▸ WHAT THIS TASK INVOLVES
Look through the data and write out every line with the word "chart" in it.
** Begin DATA SECTION **
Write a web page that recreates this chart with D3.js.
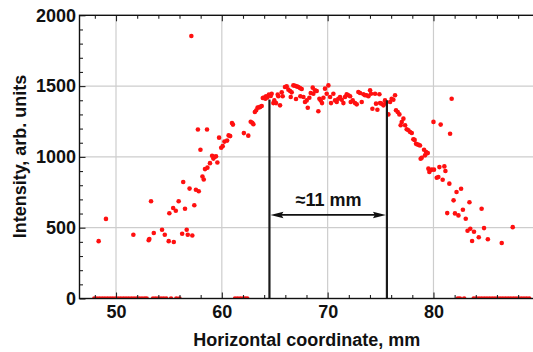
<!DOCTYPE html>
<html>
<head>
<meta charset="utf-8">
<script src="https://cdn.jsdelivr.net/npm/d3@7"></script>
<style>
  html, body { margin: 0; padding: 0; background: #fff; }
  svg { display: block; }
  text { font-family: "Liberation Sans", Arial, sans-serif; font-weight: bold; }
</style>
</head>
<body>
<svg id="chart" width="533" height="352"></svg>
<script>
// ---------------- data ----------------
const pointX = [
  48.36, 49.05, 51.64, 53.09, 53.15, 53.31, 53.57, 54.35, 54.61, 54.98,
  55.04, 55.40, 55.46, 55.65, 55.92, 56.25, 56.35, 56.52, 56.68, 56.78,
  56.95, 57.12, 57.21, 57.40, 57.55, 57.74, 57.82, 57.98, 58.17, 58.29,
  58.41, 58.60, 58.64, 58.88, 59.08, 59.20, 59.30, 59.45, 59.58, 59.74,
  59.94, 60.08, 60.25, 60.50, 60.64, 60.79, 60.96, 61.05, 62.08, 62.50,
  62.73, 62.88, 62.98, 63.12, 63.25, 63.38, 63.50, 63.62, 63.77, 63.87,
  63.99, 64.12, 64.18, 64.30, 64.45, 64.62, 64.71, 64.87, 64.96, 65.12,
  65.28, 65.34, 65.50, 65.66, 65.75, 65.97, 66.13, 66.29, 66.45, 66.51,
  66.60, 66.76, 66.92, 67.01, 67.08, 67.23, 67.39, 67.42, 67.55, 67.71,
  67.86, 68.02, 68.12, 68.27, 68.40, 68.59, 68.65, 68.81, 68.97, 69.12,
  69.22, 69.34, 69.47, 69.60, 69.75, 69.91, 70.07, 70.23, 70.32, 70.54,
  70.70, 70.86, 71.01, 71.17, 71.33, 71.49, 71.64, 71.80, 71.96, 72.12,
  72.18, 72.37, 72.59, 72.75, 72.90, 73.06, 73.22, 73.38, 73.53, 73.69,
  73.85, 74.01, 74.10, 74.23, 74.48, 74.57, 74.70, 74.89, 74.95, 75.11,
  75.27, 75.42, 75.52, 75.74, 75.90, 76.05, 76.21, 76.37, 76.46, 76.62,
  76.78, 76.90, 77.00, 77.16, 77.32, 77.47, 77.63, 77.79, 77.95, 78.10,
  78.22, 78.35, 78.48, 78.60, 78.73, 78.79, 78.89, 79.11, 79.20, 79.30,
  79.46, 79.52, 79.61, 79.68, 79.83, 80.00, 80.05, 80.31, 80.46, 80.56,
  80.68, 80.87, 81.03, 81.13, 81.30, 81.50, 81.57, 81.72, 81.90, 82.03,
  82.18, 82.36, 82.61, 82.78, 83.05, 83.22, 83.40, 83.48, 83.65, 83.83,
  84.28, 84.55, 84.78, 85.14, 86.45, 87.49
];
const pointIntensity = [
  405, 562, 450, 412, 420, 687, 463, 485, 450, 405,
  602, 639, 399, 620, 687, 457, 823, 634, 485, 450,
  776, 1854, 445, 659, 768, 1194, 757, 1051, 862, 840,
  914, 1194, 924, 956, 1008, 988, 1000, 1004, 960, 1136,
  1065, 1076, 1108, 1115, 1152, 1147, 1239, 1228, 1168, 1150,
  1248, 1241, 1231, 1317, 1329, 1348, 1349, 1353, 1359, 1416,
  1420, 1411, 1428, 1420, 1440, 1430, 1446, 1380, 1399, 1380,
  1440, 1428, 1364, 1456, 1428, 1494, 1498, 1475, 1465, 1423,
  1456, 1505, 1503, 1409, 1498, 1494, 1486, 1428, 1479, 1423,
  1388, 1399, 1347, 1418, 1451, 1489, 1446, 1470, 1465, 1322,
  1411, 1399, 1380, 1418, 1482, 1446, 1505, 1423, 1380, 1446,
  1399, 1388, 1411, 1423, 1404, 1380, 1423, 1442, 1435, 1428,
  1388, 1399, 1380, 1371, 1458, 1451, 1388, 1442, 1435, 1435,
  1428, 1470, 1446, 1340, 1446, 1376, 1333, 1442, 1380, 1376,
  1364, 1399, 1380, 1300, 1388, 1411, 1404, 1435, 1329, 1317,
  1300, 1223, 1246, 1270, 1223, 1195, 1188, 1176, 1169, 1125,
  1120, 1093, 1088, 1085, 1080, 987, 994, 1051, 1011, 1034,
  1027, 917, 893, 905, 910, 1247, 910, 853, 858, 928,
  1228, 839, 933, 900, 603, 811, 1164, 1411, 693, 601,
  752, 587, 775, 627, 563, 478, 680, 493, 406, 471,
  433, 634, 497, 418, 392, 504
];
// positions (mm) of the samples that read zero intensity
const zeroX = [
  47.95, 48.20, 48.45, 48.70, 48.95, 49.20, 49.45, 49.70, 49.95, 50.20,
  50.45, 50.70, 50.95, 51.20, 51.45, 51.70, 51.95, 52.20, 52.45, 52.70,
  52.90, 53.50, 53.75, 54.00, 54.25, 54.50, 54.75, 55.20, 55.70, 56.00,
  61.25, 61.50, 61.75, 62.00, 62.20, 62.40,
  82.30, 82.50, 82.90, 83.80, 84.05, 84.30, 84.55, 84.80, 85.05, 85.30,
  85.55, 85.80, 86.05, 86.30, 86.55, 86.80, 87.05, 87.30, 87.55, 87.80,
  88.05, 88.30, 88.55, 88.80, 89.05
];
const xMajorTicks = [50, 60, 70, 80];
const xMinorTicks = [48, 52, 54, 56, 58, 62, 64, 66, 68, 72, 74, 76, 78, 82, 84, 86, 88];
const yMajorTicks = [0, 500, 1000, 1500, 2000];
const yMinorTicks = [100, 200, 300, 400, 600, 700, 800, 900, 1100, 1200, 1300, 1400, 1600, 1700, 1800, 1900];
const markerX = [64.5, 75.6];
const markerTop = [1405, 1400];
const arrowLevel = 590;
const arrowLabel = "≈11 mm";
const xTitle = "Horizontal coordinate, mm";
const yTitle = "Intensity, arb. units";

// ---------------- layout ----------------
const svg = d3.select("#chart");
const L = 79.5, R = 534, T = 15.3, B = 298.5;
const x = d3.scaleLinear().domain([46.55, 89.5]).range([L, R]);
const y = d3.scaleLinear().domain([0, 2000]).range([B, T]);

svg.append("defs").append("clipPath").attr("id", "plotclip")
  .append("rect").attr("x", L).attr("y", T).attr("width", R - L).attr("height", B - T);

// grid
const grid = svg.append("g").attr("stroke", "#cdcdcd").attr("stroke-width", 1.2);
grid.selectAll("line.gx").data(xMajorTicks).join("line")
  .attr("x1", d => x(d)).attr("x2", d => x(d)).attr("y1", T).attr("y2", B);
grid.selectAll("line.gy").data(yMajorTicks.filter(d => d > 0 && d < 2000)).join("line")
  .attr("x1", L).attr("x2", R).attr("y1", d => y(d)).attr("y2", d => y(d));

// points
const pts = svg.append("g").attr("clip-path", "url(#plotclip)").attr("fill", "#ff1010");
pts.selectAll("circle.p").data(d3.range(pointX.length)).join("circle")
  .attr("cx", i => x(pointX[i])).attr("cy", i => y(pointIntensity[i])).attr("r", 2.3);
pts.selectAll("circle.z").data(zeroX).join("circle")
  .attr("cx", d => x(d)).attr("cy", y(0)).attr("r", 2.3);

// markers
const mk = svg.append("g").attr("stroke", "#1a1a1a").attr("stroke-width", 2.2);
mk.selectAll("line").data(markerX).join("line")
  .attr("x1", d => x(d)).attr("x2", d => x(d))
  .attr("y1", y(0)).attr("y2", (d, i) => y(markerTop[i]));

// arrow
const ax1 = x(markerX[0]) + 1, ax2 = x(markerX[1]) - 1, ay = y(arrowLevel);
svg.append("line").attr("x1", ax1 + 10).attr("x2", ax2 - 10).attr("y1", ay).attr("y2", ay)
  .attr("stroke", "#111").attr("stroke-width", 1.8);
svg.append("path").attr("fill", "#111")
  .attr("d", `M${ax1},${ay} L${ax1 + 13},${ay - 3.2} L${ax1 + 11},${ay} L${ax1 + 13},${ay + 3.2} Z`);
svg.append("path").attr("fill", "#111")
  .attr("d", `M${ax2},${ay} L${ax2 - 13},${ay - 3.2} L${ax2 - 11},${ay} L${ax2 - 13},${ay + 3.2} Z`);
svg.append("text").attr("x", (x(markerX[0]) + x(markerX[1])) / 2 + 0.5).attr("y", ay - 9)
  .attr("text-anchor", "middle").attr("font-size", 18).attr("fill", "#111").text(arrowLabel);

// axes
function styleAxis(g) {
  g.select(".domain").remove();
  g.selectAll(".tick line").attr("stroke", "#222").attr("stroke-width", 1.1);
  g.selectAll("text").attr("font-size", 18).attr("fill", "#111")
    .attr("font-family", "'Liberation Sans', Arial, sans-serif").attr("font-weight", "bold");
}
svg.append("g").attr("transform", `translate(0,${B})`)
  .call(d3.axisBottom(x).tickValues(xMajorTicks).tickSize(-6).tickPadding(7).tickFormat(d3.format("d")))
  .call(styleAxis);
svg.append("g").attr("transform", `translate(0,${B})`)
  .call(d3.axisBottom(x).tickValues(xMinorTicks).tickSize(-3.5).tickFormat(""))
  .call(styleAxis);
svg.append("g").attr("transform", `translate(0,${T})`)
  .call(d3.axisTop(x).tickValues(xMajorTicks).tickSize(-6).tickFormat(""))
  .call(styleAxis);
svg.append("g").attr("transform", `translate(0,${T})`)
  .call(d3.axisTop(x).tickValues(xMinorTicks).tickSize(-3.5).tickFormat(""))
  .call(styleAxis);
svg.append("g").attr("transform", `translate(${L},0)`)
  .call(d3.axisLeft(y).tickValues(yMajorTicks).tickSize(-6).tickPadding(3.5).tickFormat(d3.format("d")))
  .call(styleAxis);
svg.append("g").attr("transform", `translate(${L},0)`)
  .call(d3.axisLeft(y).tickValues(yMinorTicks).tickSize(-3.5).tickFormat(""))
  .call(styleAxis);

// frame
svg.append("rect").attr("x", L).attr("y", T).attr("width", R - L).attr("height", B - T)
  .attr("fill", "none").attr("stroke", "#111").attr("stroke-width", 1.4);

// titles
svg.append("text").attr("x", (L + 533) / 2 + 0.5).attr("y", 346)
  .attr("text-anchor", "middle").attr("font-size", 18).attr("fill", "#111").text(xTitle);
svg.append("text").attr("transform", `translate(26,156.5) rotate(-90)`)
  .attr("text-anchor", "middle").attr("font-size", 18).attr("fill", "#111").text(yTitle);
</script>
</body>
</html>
** End DATA SECTION **
▸ SOLVED PROBLEM
Write a web page that recreates this chart with D3.js.
<svg id="chart" width="533" height="352"></svg>
const svg = d3.select("#chart");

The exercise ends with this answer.